**Exercise requirements**
Leave out the pictures and set down exactly the lines from the start of the listing through the one with "const sideLobeLabel = 'velocity side-lobes';", both included.

**Provided data**
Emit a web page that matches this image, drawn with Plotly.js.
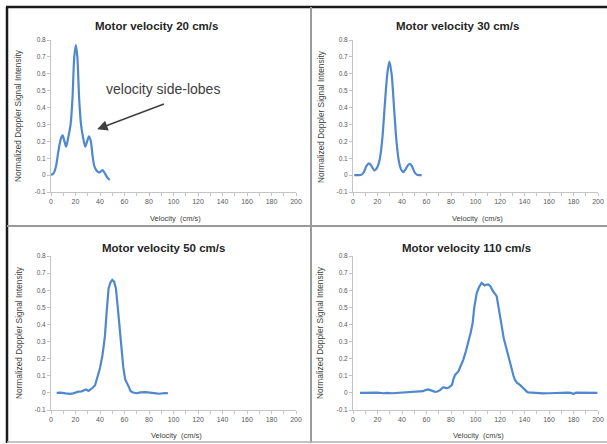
<!DOCTYPE html>
<html>
<head>
<meta charset="utf-8">
<script src="https://cdn.plot.ly/plotly-3.0.1.min.js"></script>
<style>html,body{margin:0;padding:0;background:#fff;}#chart{width:607px;height:444px;}</style>
</head>
<body>
<div id="chart"></div>
<script>
// ---- data ----
const panelTitles = ['Motor velocity 20 cm/s', 'Motor velocity 30 cm/s', 'Motor velocity 50 cm/s', 'Motor velocity 110 cm/s'];
const xTitle = 'Velocity\u00a0 (cm/s)';
const yTitle = 'Normalized Doppler Signal Intensity';
const xTickVals = [0, 20, 40, 60, 80, 100, 120, 140, 160, 180, 200];
const xTickText = ['0', '20', '40', '60', '80', '100', '120', '140', '160', '180', '200'];
const yTickVals = [-0.1, 0, 0.1, 0.2, 0.3, 0.4, 0.5, 0.6, 0.7, 0.8];
const yTickText = ['-0.1', '0', '0.1', '0.2', '0.3', '0.4', '0.5', '0.6', '0.7', '0.8'];
const sideLobeLabel = 'velocity side-lobes';

const v20x = [0, 2, 4, 6, 8, 9.5, 11, 12.3, 14, 16, 17.5, 19, 20.3, 21.5, 23, 24.5, 26, 28, 29.5, 31, 32.5, 34, 35.5, 37.5, 39.5, 42, 44, 46, 48];
const v20y = [0, 0.01, 0.05, 0.14, 0.215, 0.235, 0.2, 0.168, 0.22, 0.3, 0.45, 0.7, 0.77, 0.7, 0.45, 0.3, 0.23, 0.168, 0.2, 0.23, 0.2, 0.11, 0.05, 0.025, 0.016, 0.03, 0.01, -0.015, -0.028];

const v30x = [1, 4, 7, 9, 11, 13, 15, 17.5, 20, 22, 24, 26, 28, 29.7, 31.5, 33.5, 35.5, 37.5, 39.5, 41, 43, 45, 46.5, 48, 50, 52, 54, 56];
const v30y = [0, 0, 0.003, 0.02, 0.055, 0.07, 0.055, 0.028, 0.05, 0.1, 0.22, 0.42, 0.6, 0.672, 0.6, 0.4, 0.2, 0.08, 0.03, 0.018, 0.035, 0.06, 0.067, 0.055, 0.02, 0.003, 0, 0];

const v50x = [4.6, 8, 12, 15.6, 18, 20, 22.4, 25, 27, 28.5, 30.6, 32, 34, 36, 38, 40, 42, 44, 45.5, 47, 48.5, 50, 51.5, 53, 54.5, 56, 57.5, 59, 60.5, 62, 63.5, 65, 67, 70, 73, 77, 80, 83, 86, 88, 90, 93, 95.5];
const v50y = [0, 0.002, -0.003, -0.006, -0.003, 0.003, 0.007, 0.009, 0.015, 0.02, 0.012, 0.018, 0.03, 0.045, 0.09, 0.145, 0.22, 0.33, 0.48, 0.61, 0.645, 0.66, 0.65, 0.61, 0.5, 0.38, 0.25, 0.15, 0.08, 0.06, 0.035, 0.01, 0.002, -0.002, 0.003, 0.004, 0.003, 0.001, -0.003, -0.005, -0.002, -0.001, -0.002];

const v110x = [5.7, 10, 15, 20, 25, 28, 32, 36, 40, 45, 50, 54, 57, 59, 61.5, 63, 65, 67, 69, 71, 73.7, 76, 78, 80.8, 82, 83.3, 86, 88, 90, 92, 94, 96, 97.7, 99, 101, 103, 105, 106, 107.4, 108.5, 110.4, 112, 114.5, 117.3, 119, 121.4, 123, 125.5, 127.5, 129.6, 131, 132.2, 134, 136.3, 138, 140, 141.8, 143, 146, 150, 155, 160, 165, 170, 175, 178, 180, 182, 186, 190, 195, 199.5];
const v110y = [0, 0.001, -0.001, 0.002, -0.002, 0, -0.002, 0, 0.003, 0.005, 0.004, 0.006, 0.01, 0.016, 0.02, 0.016, 0.01, 0.006, 0.008, 0.016, 0.033, 0.028, 0.03, 0.047, 0.08, 0.105, 0.125, 0.155, 0.193, 0.24, 0.29, 0.35, 0.41, 0.5, 0.583, 0.62, 0.643, 0.635, 0.628, 0.632, 0.634, 0.625, 0.592, 0.565, 0.5, 0.39, 0.32, 0.25, 0.19, 0.135, 0.1, 0.076, 0.058, 0.047, 0.035, 0.018, 0.008, 0.003, 0.001, -0.002, -0.003, -0.002, 0, -0.001, 0.001, 0, -0.006, 0.001, 0, 0, 0, 0];

// ---- layout helpers ----
const W = 607, H = 444;
const px = v => v / W;
const py = v => 1 - v / H;
const lineColor = '#5088cf';
const font = 'Liberation Sans, Arial, sans-serif';

function xAxis(d0, d1, anchor) {
  return {
    domain: [px(d0), px(d1)], anchor: anchor, range: [0, 200],
    tickvals: xTickVals, ticktext: xTickText, showgrid: false, zeroline: false,
    showline: true, linecolor: '#c4c4c4', linewidth: 1,
    ticks: 'outside', ticklen: 3, tickcolor: '#c4c4c4',
    minor: {ticks: 'outside', dtick: 10, tick0: 0, ticklen: 3, tickcolor: '#c4c4c4', showgrid: false},
    tickfont: {family: font, size: 7, color: '#595959'}, fixedrange: true
  };
}
function yAxis(t0, t1, anchor) {
  return {
    domain: [py(t1), py(t0)], anchor: anchor, range: [-0.1, 0.8],
    tickvals: yTickVals, ticktext: yTickText, showgrid: false, zeroline: false,
    showline: true, linecolor: '#c4c4c4', linewidth: 1,
    ticks: 'outside', ticklen: 3, tickcolor: '#c4c4c4',
    tickfont: {family: font, size: 6.5, color: '#595959'}, fixedrange: true
  };
}

function trace(x, y, xa, ya, shape) {
  return {x: x, y: y, xaxis: xa, yaxis: ya, type: 'scatter', mode: 'lines',
    line: {color: lineColor, width: 2.2, shape: shape, smoothing: 0.8}, hoverinfo: 'skip'};
}

const data = [
  trace(v20x, v20y, 'x', 'y', 'spline'),
  trace(v30x, v30y, 'x2', 'y2', 'spline'),
  trace(v50x, v50y, 'x3', 'y3', 'linear'),
  trace(v110x, v110y, 'x4', 'y4', 'linear')
];

function titleAnn(text, cx, cy) {
  return {xref: 'paper', yref: 'paper', x: px(cx), y: py(cy), text: '<b>' + text + '</b>', showarrow: false,
    xanchor: 'center', yanchor: 'middle', font: {family: font, size: 11.5, color: '#262626'}};
}
function xTitleAnn(cx, cy) {
  return {xref: 'paper', yref: 'paper', x: px(cx), y: py(cy), text: xTitle, showarrow: false,
    xanchor: 'center', yanchor: 'middle', font: {family: font, size: 7.5, color: '#404040'}};
}
function yTitleAnn(cx, cy) {
  return {xref: 'paper', yref: 'paper', x: px(cx), y: py(cy), text: yTitle, showarrow: false, textangle: -90,
    xanchor: 'center', yanchor: 'middle', font: {family: font, size: 8.3, color: '#404040'}};
}

const annotations = [
  titleAnn(panelTitles[0], 156, 26),
  titleAnn(panelTitles[1], 457, 26),
  titleAnn(panelTitles[2], 163, 248),
  titleAnn(panelTitles[3], 467, 248),
  xTitleAnn(175, 218), xTitleAnn(477, 218), xTitleAnn(176, 435), xTitleAnn(478, 435),
  yTitleAnn(18, 116), yTitleAnn(321, 116), yTitleAnn(19, 333), yTitleAnn(320, 333),
  {xref: 'paper', yref: 'paper', x: px(163), y: py(89), text: sideLobeLabel, showarrow: false,
    xanchor: 'center', yanchor: 'middle', font: {family: font, size: 14, color: '#404040'}},
  {xref: 'x', yref: 'y', x: 37.7, y: 0.272, axref: 'x', ayref: 'y', ax: 93.4, ay: 0.424, text: '',
    showarrow: true, arrowhead: 2, arrowsize: 1.3, arrowwidth: 1.6, arrowcolor: '#404040'}
];

function line(x0, y0, x1, y1, color, w) {
  return {type: 'line', xref: 'paper', yref: 'paper', x0: px(x0), y0: py(y0), x1: px(x1), y1: py(y1),
    line: {color: color, width: w}};
}
const shapes = [
  line(7, 7, 7, 443, '#1a1a1a', 2.5),
  line(6, 7, 607, 7, '#1a1a1a', 2.5),
  line(311, 7, 311, 443, '#9a9a9a', 2),
  line(7, 226, 607, 226, '#9a9a9a', 2),
  line(7, 442, 607, 442, '#b0b0b0', 1.5)
];

const layout = {
  width: W, height: H, margin: {l: 0, r: 0, t: 0, b: 0},
  paper_bgcolor: '#ffffff', plot_bgcolor: 'rgba(0,0,0,0)', showlegend: false,
  font: {family: font},
  xaxis: xAxis(51, 296, 'y'), yaxis: yAxis(40, 192, 'x'),
  xaxis2: xAxis(353, 598, 'y2'), yaxis2: yAxis(40, 192, 'x2'),
  xaxis3: xAxis(51, 296, 'y3'), yaxis3: yAxis(256, 410, 'x3'),
  xaxis4: xAxis(353, 598, 'y4'), yaxis4: yAxis(256, 410, 'x4'),
  annotations: annotations, shapes: shapes
};

Plotly.newPlot('chart', data, layout, {displayModeBar: false, staticPlot: true});
</script>
</body>
</html>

**Final answer**
Emit a web page that matches this image, drawn with Plotly.js.
<!DOCTYPE html>
<html>
<head>
<meta charset="utf-8">
<script src="https://cdn.plot.ly/plotly-3.0.1.min.js"></script>
<style>html,body{margin:0;padding:0;background:#fff;}#chart{width:607px;height:444px;}</style>
</head>
<body>
<div id="chart"></div>
<script>
// ---- data ----
const panelTitles = ['Motor velocity 20 cm/s', 'Motor velocity 30 cm/s', 'Motor velocity 50 cm/s', 'Motor velocity 110 cm/s'];
const xTitle = 'Velocity\u00a0 (cm/s)';
const yTitle = 'Normalized Doppler Signal Intensity';
const xTickVals = [0, 20, 40, 60, 80, 100, 120, 140, 160, 180, 200];
const xTickText = ['0', '20', '40', '60', '80', '100', '120', '140', '160', '180', '200'];
const yTickVals = [-0.1, 0, 0.1, 0.2, 0.3, 0.4, 0.5, 0.6, 0.7, 0.8];
const yTickText = ['-0.1', '0', '0.1', '0.2', '0.3', '0.4', '0.5', '0.6', '0.7', '0.8'];
const sideLobeLabel = 'velocity side-lobes';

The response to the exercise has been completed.